Stored items from a collection:
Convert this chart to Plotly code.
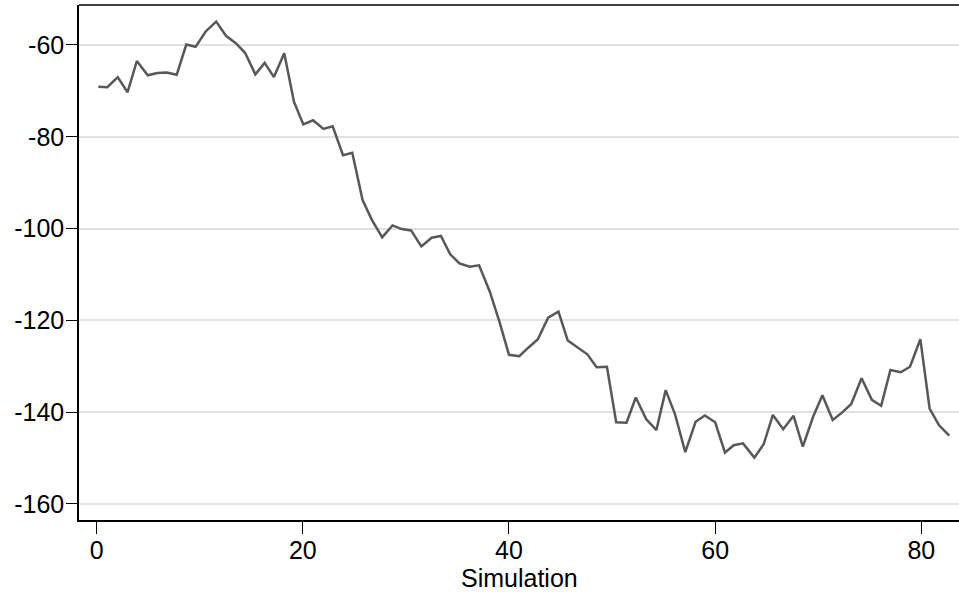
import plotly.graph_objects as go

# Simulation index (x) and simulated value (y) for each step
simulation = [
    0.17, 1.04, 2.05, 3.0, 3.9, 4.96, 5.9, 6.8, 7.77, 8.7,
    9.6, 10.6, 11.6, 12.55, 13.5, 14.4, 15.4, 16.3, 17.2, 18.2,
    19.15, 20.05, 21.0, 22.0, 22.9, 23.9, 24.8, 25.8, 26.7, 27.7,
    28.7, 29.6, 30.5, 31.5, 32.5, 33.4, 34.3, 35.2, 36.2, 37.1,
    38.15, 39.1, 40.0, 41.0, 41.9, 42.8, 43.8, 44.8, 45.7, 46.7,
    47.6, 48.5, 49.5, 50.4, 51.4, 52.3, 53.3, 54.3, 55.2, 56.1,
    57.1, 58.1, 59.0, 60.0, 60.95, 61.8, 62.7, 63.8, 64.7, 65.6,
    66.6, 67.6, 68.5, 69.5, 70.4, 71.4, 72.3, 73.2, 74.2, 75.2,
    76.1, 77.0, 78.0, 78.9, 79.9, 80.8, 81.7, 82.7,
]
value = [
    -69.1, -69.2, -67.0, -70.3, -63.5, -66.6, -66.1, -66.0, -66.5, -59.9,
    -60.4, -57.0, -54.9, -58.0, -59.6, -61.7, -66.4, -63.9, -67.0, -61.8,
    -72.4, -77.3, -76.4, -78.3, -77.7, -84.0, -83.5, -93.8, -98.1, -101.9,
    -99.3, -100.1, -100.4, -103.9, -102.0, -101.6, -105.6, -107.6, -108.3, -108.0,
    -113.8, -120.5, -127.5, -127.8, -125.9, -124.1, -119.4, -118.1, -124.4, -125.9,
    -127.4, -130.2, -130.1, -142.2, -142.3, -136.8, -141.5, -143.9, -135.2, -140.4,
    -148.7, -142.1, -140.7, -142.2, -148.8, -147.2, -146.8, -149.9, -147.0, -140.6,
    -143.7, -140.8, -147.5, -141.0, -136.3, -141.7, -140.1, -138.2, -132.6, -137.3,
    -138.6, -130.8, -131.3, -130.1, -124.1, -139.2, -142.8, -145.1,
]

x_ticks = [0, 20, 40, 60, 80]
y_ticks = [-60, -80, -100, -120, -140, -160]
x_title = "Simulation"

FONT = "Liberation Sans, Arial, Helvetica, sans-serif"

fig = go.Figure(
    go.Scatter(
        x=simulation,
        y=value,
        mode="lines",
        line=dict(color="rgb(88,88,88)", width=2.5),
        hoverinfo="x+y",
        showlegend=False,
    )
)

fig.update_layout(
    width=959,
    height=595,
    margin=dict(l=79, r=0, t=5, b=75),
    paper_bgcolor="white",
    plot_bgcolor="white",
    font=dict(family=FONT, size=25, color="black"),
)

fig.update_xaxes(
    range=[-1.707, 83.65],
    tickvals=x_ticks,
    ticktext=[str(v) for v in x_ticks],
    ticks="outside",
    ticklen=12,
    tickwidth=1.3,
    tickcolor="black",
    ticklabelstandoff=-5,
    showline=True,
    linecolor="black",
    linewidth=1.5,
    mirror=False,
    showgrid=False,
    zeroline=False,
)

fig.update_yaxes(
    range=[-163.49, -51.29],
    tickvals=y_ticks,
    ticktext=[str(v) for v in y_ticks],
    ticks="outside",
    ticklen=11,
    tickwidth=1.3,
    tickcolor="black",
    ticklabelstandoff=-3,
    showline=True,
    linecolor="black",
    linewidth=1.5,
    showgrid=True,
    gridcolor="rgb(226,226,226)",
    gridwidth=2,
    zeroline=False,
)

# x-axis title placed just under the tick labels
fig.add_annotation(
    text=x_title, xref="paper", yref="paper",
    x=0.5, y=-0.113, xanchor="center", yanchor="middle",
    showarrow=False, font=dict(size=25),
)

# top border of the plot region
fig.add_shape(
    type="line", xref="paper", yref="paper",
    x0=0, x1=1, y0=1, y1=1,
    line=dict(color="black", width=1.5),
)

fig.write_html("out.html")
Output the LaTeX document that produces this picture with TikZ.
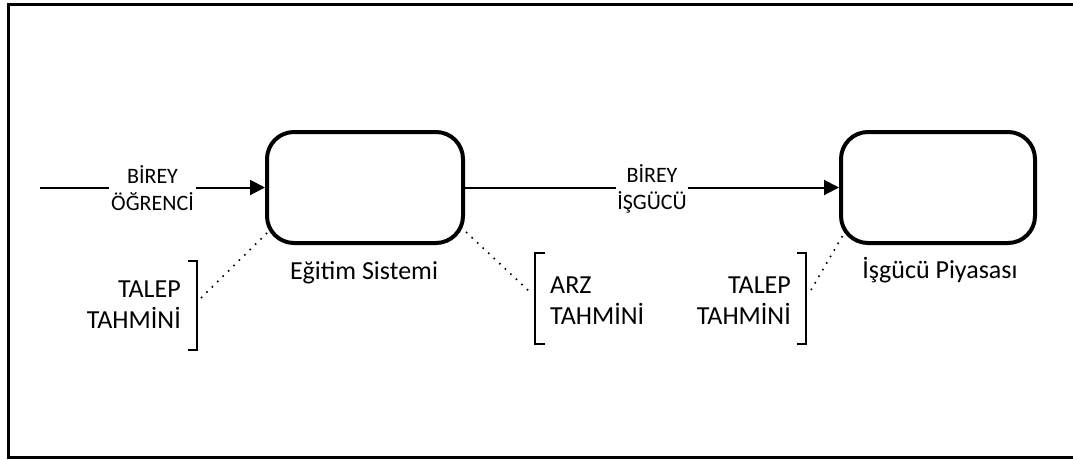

--

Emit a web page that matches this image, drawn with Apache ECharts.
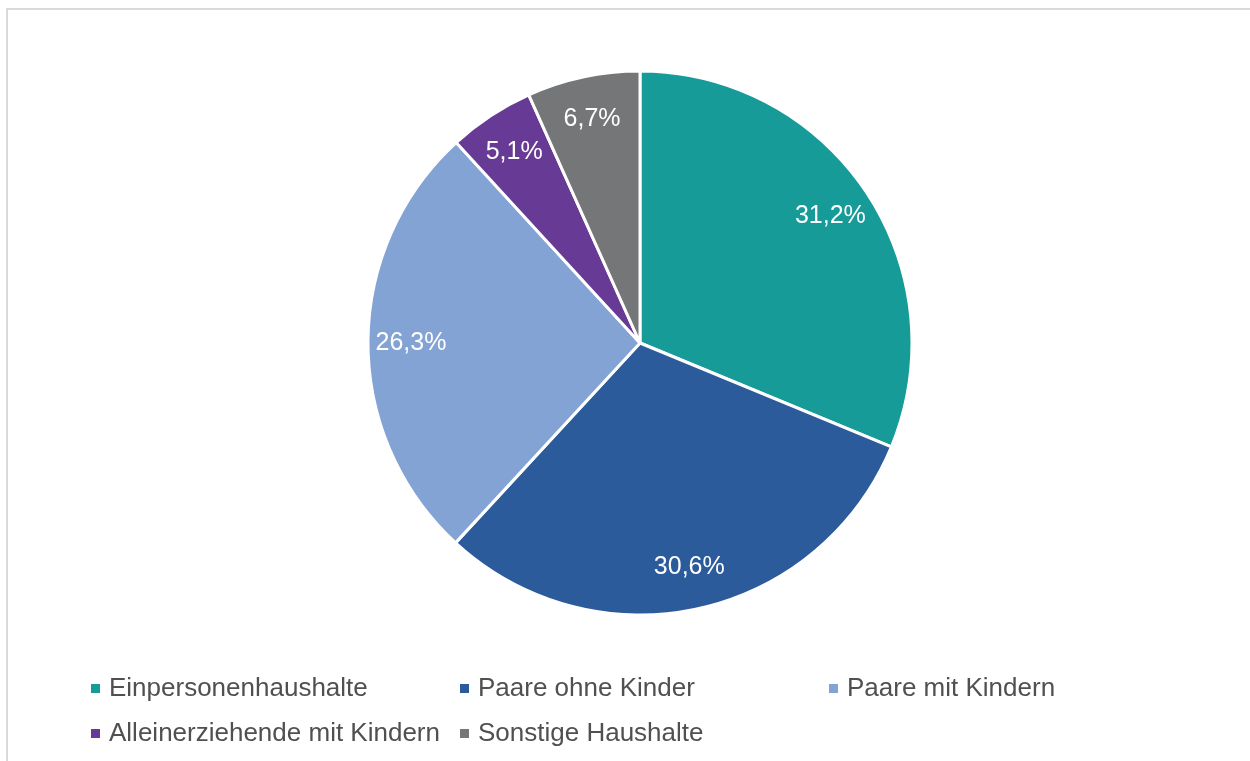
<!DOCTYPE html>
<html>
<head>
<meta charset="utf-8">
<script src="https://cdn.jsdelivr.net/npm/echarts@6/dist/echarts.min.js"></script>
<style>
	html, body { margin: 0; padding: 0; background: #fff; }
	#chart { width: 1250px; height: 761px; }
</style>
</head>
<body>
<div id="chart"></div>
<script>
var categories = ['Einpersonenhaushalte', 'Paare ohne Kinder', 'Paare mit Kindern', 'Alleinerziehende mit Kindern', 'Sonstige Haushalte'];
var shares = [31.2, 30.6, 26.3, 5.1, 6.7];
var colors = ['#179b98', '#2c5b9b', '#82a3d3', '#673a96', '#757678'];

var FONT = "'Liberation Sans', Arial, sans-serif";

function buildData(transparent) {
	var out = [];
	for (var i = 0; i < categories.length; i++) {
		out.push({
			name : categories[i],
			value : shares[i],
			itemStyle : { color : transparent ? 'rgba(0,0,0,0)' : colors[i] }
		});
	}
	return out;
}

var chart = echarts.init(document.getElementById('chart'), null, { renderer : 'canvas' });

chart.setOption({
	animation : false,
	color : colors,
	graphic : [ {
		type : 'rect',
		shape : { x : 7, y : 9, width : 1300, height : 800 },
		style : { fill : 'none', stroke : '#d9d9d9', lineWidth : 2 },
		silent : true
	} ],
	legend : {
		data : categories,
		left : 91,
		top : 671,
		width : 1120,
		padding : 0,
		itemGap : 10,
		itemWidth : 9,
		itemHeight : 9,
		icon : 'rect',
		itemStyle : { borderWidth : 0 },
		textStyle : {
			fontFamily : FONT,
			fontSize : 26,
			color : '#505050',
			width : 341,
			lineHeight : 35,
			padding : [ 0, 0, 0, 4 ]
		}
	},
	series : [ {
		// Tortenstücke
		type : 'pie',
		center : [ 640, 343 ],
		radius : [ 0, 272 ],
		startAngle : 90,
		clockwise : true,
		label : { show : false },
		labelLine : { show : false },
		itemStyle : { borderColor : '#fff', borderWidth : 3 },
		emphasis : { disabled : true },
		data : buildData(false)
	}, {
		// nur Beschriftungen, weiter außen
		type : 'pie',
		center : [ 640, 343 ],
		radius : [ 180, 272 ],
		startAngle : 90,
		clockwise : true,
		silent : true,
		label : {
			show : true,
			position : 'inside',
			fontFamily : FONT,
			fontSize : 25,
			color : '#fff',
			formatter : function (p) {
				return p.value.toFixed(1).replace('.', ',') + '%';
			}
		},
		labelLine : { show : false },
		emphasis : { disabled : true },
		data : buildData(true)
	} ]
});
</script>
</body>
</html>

WRITTEN INSTRUCTION:
Repeat exactly, and only, the lines between the line holding "Emit a web page" and the line holding "renderer : 'canvas'", inclusive, leaving pictures out.

EXERCISE RESULT:
Emit a web page that matches this image, drawn with Apache ECharts.
<!DOCTYPE html>
<html>
<head>
<meta charset="utf-8">
<script src="https://cdn.jsdelivr.net/npm/echarts@6/dist/echarts.min.js"></script>
<style>
	html, body { margin: 0; padding: 0; background: #fff; }
	#chart { width: 1250px; height: 761px; }
</style>
</head>
<body>
<div id="chart"></div>
<script>
var categories = ['Einpersonenhaushalte', 'Paare ohne Kinder', 'Paare mit Kindern', 'Alleinerziehende mit Kindern', 'Sonstige Haushalte'];
var shares = [31.2, 30.6, 26.3, 5.1, 6.7];
var colors = ['#179b98', '#2c5b9b', '#82a3d3', '#673a96', '#757678'];

var FONT = "'Liberation Sans', Arial, sans-serif";

function buildData(transparent) {
	var out = [];
	for (var i = 0; i < categories.length; i++) {
		out.push({
			name : categories[i],
			value : shares[i],
			itemStyle : { color : transparent ? 'rgba(0,0,0,0)' : colors[i] }
		});
	}
	return out;
}

var chart = echarts.init(document.getElementById('chart'), null, { renderer : 'canvas' });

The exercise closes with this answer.